Paul Horsman is a Greenpeace campaigner, currently in Louisiana to assess the destruction from the Deepwater Horizon disaster. Below is an update he sent from the bayou.

 

Here in the southern US the land doesn’t just ‘meet’ the sea so much as the land and sea ‘shake hands’ with fingers of land and sea curving around each other creating a coastline of inlets and bayous hundreds of miles long.  It’s a unique flat land- and water-scape with willows, reeds, water lilies, and massively abundant bird and marine life.  It’s a warm, sultry, slow and considered kinda place.

Access is by water which is the determining element here. Carey (a local skipper) showed me where he’d been born and raised right in the middle of the bayou, as a kid he was picked up by the school boat; his mother-in-law at 85 years had been still getting around in her small aluminium boat with outboard.  He took us out in his home built boat.  The water not only forges the environment and its wildlife, it moulds the people, determines their work and lives.

Even in the short couple of days that I’ve been here the tension and fear is palpable as the tragedy unfolds just 50 miles offshore and a mile deep.  It is now 3 weeks since BP’s Deepwater Horizon drilling rig exploded killing 11 and sinking rupturing the subsea wells and pipes.  The blowout preventers, which should automatically kick in to stop oil leaking, failed with the result that each day thousands of gallons of oil are haemorrhaging from the ocean floor.   Each day since then, all of us have been scanning the weather forecasts, listened to updates, waiting and wondering.  Waiting for the oil to reach the shore, wondering what the hell is going on out there and what this will all mean for wildlife, livelihoods and communities.   Long after the journalists have gone – it is these that will be left to continue as best they can.

A woman at a public meeting on Thursday regaled a panel of EPA, coastguard and BP people asking them what about the future for her, her children and grand-children – ‘would you bring your family here?’ she asked.  But by this time, the BP represented had slipped out of the door; although he was from New Orleans, he was clearly having some trouble trying to defend the indefensible.

 So what is going on out there?  Information is fragmented and often contradictory.  Several attempts have tried and failed to stop the leak.  BP has been injecting thousands of gallons of chemical dispersants into the oil underwater.  These chemicals are themselves poison and serve to simply break up the oil so that some sinks and spreads further but thinner and less obvious.  Hundreds of miles of booms have been laid in attempts to stop the impending black tide; huge trucks have created long berms of sand to try to protect holiday homes; straw bales and absorbent materials have been laid along high tide marks; military trucks and helicopters deploy people and equipment; captains look out over their boats now moored in harbour. 

With deep sea drilling, BP is pushing the technology to its limits – this accident shows that they have pushed it beyond its limits.  So too with the response to the spill.  No one knows how to stop it; no one knows what the impacts are going to be of thousands of tonnes of crude oil spreading from the sea floor, injected with thousands of gallons of dispersant chemicals.  Oil is toxic, dispersants are toxic and the combination is certainly going to have major impacts.

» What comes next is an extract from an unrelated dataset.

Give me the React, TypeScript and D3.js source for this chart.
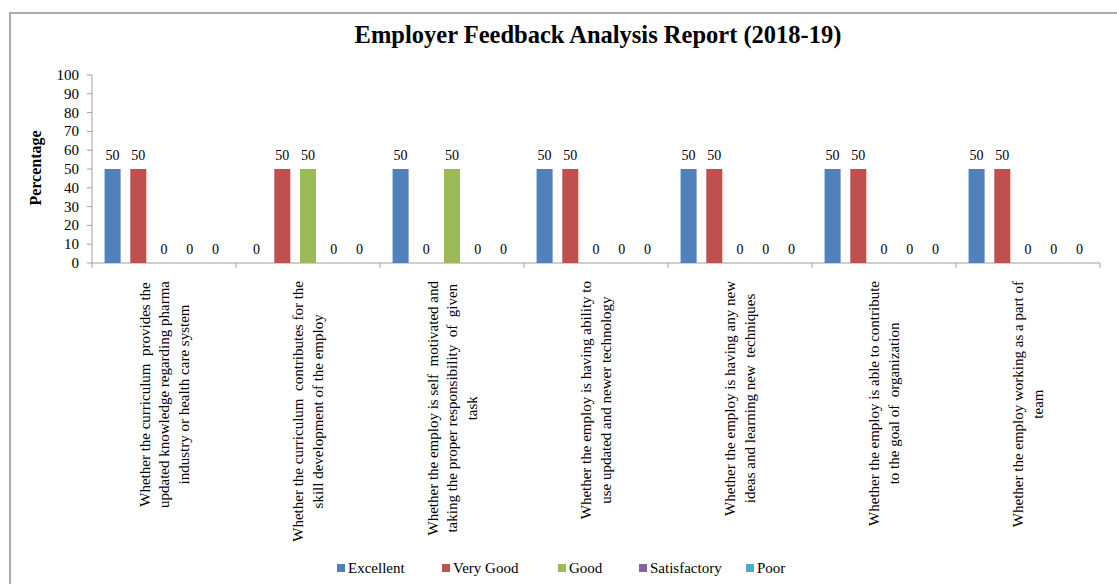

There is not just a tragic story unfolding here.  Last October I was in Northern Canada where Greenpeace is campaigning against the tar sands – a frontier of oil development that is creating a big black mess.  Down here off the coast is another big black mess as a result of another oil frontier development.  In other words at each end of North America there is a huge black mess caused by the oil industry destroying the environment in their desperate grab for the remaining oil in the frontiers.

Even with these disasters the industry with the blessing of government, want to move into the fragile Arctic.  Such short-sighted folly.

It has to stop.  Although we cannot stop using oil tomorrow we know we have to move away from using oil and all fossil fuels as quickly as possible.  This shift begins by stopping the oil industry from going any further.    As the oil continues to haemorrhage from the ocean floor here in the Gulf of Mexico a clear message should be sent to the government and the industry – Stop oil exploration and shift towards clean sustainable energy sources which are the future – the oil industry is the past.